* _GIVEN INSTRUCTION_:
Report only the number of lines holding "code".

----

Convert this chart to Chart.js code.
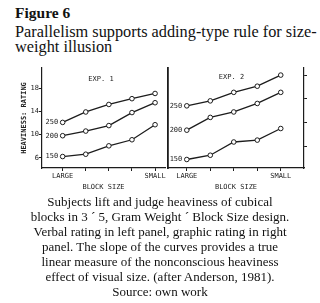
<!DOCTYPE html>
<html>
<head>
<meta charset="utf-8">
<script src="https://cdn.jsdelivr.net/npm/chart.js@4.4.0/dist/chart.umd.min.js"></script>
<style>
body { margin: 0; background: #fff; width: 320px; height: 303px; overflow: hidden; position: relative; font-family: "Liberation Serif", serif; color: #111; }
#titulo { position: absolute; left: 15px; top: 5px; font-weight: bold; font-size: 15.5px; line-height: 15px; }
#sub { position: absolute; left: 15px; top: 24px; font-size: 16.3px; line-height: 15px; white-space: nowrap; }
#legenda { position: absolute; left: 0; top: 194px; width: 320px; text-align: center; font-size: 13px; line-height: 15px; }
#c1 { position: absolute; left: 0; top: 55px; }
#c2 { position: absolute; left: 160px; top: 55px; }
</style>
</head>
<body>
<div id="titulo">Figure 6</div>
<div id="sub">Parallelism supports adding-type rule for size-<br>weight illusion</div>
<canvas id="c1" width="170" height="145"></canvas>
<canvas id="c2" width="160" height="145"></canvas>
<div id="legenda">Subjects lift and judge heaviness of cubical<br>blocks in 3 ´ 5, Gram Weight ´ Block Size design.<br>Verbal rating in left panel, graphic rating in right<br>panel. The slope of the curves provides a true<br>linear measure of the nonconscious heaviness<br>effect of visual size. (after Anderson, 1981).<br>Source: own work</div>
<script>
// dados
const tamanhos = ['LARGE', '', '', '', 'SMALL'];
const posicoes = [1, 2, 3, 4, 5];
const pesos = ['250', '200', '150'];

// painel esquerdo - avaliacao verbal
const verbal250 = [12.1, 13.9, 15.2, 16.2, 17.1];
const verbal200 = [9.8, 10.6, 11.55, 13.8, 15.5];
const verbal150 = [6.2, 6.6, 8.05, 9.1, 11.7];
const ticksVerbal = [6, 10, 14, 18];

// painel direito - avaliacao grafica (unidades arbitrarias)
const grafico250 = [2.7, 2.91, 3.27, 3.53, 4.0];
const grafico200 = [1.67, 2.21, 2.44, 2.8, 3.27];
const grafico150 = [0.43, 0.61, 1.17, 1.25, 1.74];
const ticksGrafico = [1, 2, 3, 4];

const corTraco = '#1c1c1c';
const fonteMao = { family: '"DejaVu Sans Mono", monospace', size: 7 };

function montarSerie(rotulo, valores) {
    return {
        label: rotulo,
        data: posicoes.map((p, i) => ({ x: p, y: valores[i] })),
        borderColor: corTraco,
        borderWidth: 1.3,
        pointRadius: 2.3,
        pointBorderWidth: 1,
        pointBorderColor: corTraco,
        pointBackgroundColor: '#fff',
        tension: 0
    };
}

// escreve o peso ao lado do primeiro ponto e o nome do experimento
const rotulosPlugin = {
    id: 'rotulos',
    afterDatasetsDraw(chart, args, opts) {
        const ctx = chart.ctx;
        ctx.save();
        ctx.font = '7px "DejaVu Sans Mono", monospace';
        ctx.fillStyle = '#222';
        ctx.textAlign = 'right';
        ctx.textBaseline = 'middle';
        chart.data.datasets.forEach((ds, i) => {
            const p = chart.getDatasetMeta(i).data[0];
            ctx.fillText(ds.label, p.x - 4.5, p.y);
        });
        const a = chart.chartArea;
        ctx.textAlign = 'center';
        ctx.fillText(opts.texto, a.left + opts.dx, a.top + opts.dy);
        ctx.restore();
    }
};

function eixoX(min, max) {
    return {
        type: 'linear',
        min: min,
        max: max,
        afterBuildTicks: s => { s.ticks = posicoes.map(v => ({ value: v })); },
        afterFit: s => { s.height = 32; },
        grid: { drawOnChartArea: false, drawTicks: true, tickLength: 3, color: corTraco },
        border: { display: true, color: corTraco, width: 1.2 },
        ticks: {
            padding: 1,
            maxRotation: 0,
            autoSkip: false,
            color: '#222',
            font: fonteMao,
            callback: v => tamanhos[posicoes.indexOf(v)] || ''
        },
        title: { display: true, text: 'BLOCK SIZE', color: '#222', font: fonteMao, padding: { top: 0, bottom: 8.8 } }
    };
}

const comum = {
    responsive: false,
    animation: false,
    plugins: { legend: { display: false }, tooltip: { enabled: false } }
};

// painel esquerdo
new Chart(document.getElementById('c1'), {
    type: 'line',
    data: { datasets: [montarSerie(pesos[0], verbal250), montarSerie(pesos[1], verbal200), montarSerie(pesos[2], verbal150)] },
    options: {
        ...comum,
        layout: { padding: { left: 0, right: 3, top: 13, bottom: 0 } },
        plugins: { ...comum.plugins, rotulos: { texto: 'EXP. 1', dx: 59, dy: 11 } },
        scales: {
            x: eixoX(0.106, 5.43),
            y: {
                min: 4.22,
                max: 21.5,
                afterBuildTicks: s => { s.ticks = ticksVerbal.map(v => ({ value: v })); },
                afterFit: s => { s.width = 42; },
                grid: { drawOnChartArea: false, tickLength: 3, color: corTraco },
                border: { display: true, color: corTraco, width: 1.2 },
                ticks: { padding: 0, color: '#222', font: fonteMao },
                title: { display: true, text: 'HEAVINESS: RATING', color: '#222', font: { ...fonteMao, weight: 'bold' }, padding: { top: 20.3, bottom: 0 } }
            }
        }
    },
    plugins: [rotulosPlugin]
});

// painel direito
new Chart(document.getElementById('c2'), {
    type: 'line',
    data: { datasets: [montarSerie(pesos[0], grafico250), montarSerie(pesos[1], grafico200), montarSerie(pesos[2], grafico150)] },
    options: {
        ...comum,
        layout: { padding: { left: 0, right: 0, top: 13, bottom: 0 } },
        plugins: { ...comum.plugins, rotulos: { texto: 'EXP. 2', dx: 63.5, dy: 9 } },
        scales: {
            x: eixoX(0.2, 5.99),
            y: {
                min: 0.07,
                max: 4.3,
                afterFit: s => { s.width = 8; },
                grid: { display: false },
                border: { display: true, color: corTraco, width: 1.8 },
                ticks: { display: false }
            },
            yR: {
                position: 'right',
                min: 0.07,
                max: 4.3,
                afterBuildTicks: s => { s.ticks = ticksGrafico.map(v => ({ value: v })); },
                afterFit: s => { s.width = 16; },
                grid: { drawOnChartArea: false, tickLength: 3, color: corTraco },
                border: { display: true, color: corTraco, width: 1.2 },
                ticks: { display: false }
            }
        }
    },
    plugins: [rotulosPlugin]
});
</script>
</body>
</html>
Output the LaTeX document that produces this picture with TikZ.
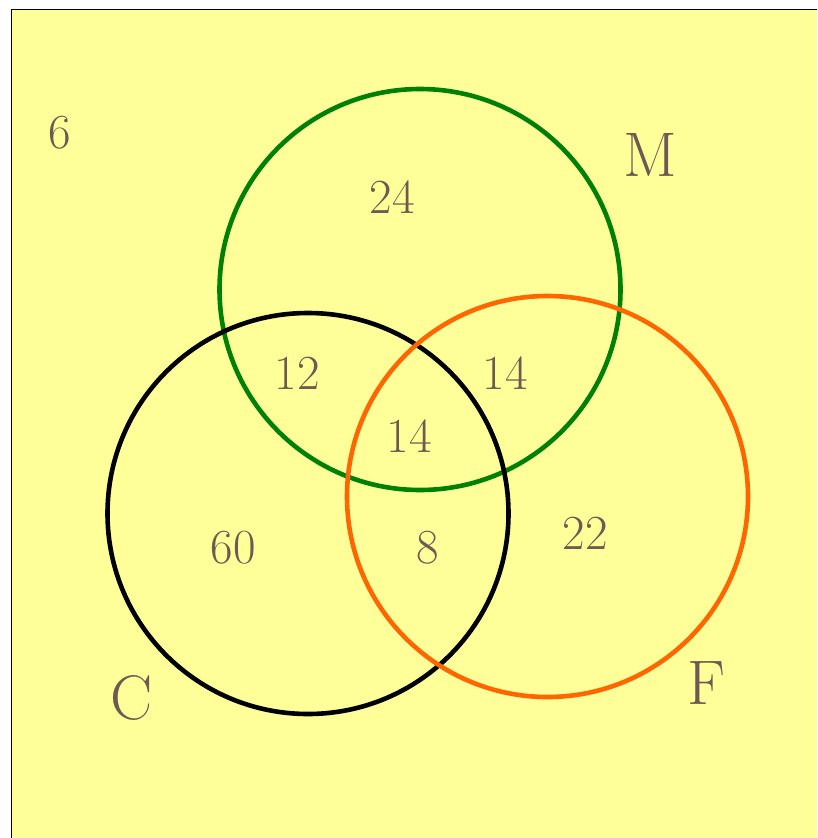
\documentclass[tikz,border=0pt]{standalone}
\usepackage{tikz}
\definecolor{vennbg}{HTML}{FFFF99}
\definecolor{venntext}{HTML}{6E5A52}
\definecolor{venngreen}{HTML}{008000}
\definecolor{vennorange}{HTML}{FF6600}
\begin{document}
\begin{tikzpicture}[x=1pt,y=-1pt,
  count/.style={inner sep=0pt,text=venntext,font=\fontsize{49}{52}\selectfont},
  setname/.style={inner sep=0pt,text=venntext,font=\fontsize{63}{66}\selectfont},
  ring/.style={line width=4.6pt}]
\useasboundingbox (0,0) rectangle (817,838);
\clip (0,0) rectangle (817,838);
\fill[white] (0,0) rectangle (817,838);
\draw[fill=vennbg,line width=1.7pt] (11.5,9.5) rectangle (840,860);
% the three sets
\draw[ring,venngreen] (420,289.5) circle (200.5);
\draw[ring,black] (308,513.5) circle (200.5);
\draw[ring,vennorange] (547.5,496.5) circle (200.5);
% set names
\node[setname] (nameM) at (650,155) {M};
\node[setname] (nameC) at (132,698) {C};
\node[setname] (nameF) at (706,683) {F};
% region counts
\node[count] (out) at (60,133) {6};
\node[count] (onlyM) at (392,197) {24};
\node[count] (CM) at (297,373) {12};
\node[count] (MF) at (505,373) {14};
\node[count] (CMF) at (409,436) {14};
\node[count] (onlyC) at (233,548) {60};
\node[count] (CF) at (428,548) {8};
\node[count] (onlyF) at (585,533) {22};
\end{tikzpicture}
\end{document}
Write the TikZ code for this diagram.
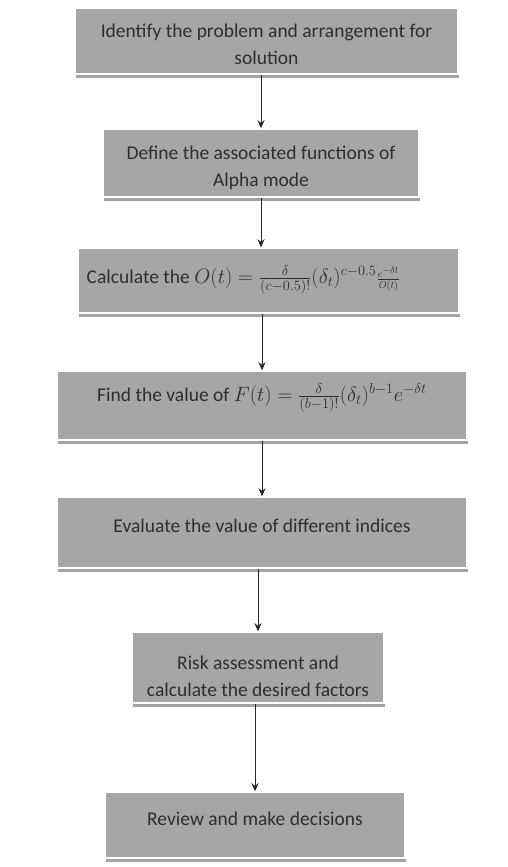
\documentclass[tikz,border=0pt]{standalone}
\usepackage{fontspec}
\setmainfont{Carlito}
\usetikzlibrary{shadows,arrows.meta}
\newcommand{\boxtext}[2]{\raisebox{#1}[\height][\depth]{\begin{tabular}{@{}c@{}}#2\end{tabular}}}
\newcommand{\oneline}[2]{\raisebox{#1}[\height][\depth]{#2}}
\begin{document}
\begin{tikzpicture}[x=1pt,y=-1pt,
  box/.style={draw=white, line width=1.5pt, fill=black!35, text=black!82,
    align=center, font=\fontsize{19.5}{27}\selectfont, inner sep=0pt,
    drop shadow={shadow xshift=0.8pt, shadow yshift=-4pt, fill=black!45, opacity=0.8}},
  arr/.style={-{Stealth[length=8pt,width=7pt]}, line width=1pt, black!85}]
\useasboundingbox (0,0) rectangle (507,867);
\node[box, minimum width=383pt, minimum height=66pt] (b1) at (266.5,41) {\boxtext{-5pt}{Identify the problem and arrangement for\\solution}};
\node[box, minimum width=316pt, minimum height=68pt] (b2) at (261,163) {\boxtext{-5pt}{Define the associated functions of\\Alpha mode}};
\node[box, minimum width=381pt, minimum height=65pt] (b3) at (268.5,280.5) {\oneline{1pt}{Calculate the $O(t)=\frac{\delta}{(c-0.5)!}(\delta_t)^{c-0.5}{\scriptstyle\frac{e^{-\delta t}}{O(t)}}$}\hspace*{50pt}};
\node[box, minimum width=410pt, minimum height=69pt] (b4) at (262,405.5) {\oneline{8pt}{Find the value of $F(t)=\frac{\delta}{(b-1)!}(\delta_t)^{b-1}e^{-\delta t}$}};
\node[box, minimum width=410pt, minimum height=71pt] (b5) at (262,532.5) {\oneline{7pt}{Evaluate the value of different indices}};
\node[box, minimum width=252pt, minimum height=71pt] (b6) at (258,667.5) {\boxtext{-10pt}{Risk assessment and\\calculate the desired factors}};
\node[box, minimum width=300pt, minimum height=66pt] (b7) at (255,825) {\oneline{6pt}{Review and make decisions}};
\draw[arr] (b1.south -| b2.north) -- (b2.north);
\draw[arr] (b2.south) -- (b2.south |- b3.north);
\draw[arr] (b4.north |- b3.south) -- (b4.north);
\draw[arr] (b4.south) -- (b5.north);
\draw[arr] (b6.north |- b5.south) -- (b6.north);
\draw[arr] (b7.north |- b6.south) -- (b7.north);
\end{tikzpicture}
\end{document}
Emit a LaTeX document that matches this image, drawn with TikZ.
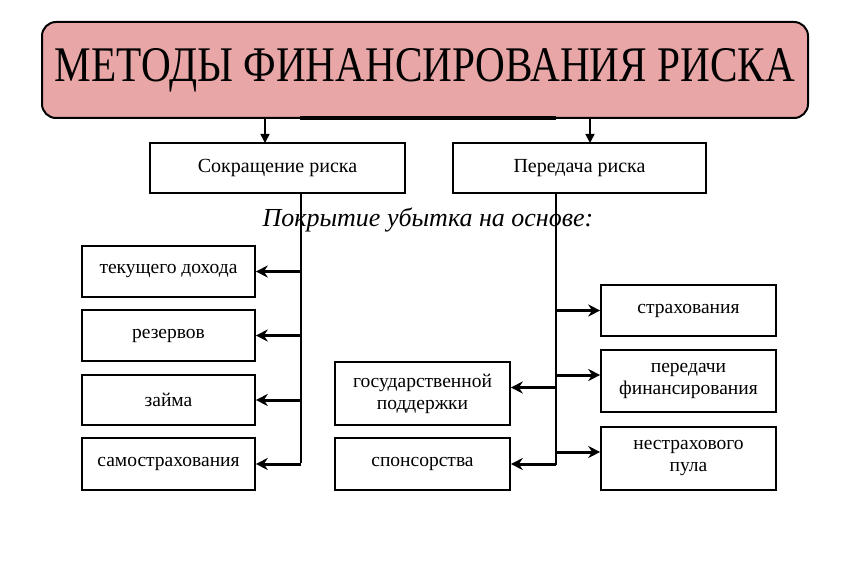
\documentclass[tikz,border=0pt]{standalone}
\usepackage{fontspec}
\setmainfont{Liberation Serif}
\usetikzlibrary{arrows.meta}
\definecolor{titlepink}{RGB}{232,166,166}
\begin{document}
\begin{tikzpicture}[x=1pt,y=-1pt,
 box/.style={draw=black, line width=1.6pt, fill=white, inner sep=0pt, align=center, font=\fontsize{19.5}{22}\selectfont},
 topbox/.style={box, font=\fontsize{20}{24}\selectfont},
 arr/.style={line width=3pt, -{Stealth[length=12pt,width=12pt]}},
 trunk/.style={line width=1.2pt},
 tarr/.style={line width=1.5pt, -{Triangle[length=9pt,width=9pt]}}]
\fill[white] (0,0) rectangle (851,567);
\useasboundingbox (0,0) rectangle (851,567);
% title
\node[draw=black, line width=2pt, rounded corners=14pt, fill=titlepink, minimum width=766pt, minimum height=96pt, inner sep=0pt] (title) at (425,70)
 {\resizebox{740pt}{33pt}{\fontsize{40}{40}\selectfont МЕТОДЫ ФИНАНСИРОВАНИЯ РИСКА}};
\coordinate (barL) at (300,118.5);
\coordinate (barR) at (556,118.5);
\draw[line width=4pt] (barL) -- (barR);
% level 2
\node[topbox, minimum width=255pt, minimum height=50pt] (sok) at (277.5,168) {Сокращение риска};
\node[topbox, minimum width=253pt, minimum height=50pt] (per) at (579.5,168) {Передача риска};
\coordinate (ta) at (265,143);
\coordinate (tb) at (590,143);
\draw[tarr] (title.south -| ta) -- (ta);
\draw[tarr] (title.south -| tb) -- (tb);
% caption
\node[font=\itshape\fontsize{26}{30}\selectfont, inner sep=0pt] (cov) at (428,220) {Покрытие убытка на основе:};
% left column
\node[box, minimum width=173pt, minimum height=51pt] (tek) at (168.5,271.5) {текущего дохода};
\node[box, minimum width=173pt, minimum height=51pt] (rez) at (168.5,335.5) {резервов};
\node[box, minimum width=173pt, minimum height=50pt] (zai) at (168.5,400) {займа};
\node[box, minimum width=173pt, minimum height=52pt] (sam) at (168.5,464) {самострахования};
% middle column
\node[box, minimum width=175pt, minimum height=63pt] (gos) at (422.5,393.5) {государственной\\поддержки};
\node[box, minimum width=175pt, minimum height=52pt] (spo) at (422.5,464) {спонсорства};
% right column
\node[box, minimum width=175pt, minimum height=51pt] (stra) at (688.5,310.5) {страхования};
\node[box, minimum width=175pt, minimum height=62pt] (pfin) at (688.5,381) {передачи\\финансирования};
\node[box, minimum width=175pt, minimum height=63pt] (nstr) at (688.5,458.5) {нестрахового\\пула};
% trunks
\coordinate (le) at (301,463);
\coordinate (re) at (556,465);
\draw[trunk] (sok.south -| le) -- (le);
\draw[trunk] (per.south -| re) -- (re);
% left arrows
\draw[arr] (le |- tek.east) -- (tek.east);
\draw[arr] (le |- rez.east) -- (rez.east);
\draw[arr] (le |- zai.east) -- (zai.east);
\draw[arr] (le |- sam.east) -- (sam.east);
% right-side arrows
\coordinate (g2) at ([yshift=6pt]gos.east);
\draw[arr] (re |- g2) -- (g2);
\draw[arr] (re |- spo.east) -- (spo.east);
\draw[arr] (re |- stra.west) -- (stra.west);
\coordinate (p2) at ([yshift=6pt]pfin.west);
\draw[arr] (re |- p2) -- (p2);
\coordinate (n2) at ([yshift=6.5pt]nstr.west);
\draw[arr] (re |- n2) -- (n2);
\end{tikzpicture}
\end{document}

----

* _FULL SOLUTION_:
2